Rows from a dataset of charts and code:
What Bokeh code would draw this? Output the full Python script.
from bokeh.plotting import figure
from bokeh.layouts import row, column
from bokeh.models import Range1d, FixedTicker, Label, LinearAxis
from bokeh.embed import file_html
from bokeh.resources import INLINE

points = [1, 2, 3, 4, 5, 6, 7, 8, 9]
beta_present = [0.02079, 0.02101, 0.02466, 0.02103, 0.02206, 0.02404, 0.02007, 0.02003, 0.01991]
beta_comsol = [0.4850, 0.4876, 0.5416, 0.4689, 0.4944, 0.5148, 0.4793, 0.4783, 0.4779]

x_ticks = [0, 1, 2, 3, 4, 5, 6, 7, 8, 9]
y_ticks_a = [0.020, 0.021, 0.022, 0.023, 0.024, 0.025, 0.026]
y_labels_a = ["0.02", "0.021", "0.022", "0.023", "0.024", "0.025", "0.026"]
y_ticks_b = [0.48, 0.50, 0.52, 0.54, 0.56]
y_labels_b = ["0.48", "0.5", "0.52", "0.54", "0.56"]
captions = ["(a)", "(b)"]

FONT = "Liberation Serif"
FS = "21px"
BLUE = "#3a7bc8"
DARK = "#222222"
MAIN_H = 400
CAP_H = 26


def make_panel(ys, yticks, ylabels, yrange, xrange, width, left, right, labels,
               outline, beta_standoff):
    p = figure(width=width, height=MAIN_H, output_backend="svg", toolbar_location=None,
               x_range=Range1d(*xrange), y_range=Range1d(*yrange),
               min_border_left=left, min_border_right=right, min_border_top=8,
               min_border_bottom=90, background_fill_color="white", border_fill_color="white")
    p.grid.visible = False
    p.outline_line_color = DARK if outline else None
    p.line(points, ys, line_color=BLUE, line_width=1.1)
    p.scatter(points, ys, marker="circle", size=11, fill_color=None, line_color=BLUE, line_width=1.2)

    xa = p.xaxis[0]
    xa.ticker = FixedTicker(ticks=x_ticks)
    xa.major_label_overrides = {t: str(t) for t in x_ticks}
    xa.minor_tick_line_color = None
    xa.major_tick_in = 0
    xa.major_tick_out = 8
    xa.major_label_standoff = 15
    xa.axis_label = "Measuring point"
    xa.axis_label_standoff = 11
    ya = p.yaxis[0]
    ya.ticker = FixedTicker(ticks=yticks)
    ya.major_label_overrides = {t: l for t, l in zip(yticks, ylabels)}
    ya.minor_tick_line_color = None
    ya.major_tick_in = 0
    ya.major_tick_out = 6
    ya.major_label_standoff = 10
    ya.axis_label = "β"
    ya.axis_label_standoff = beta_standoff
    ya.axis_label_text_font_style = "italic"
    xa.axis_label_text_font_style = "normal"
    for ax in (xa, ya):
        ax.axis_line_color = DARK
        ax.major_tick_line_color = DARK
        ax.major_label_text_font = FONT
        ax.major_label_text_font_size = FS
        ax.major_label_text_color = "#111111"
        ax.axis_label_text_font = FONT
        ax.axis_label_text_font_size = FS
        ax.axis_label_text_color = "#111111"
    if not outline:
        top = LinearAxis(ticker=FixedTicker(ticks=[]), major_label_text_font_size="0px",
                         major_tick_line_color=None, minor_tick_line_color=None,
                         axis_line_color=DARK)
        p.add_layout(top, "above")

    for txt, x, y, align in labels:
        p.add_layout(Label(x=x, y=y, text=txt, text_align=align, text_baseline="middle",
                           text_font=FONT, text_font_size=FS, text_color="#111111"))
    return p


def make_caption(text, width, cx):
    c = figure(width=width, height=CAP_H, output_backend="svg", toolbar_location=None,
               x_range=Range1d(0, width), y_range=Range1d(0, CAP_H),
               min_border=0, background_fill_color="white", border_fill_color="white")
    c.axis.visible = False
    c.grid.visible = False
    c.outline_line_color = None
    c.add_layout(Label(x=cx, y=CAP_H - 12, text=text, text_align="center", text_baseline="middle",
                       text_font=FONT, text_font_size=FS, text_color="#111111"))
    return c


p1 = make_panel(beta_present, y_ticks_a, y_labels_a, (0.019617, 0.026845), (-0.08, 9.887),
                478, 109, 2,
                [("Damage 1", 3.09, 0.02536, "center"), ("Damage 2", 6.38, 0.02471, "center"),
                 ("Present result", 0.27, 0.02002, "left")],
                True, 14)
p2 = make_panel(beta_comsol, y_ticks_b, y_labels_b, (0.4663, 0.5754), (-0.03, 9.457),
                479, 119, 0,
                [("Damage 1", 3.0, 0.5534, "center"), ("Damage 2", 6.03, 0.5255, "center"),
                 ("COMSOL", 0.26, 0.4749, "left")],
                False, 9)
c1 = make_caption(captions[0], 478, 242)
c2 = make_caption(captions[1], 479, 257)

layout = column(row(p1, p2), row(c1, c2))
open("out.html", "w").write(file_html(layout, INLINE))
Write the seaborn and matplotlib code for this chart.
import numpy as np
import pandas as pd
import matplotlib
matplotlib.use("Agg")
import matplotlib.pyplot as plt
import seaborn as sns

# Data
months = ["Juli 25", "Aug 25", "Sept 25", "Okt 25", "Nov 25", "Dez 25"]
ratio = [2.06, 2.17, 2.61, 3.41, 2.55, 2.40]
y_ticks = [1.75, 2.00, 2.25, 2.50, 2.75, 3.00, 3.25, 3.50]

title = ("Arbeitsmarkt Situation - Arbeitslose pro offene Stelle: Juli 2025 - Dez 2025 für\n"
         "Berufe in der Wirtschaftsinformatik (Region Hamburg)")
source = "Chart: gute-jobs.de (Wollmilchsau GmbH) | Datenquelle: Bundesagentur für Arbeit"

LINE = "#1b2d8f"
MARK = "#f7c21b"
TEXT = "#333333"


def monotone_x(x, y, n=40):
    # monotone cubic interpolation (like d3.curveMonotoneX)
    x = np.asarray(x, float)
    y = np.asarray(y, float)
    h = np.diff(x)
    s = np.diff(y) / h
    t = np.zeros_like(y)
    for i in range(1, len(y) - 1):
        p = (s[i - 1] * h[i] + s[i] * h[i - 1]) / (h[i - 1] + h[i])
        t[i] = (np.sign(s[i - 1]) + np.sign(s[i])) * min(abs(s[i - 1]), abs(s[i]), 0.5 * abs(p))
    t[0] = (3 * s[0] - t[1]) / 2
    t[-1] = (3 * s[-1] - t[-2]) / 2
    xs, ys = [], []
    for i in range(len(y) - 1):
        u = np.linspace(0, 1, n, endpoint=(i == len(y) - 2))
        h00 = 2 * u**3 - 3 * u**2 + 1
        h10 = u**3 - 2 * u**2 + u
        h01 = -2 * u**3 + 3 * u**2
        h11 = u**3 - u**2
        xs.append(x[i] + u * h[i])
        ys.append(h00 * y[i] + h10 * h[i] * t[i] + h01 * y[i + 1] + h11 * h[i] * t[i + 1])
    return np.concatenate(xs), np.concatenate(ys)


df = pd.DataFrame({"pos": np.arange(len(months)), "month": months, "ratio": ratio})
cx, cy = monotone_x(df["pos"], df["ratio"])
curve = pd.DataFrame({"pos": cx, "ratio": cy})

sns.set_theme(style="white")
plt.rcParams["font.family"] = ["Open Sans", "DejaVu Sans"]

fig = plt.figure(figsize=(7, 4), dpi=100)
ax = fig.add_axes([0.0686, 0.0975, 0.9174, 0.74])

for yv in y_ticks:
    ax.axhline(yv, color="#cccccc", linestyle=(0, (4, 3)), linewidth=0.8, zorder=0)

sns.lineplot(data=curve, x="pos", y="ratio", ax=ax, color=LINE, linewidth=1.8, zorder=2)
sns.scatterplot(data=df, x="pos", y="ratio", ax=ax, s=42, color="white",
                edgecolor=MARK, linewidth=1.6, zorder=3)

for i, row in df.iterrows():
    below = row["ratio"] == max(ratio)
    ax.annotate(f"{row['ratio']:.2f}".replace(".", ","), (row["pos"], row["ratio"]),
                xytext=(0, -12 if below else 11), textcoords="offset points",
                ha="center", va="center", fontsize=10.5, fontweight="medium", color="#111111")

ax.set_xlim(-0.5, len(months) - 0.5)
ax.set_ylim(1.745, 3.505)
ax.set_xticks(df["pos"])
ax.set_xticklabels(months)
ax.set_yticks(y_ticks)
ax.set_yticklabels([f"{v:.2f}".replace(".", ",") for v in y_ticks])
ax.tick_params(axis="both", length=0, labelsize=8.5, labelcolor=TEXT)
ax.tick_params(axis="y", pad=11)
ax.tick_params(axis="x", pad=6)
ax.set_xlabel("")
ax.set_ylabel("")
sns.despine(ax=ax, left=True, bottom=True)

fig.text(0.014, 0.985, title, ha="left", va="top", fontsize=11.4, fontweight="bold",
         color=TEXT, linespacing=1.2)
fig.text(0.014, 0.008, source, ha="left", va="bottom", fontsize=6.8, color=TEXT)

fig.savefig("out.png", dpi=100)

== THE REQUEST ==
In the listing above, please print only the lines from the first one to the line where "from bokeh.resources import INLINE" appears, exactly as written, both of those lines included.

== OUTPUT ==
What Bokeh code would draw this? Output the full Python script.
from bokeh.plotting import figure
from bokeh.layouts import row, column
from bokeh.models import Range1d, FixedTicker, Label, LinearAxis
from bokeh.embed import file_html
from bokeh.resources import INLINE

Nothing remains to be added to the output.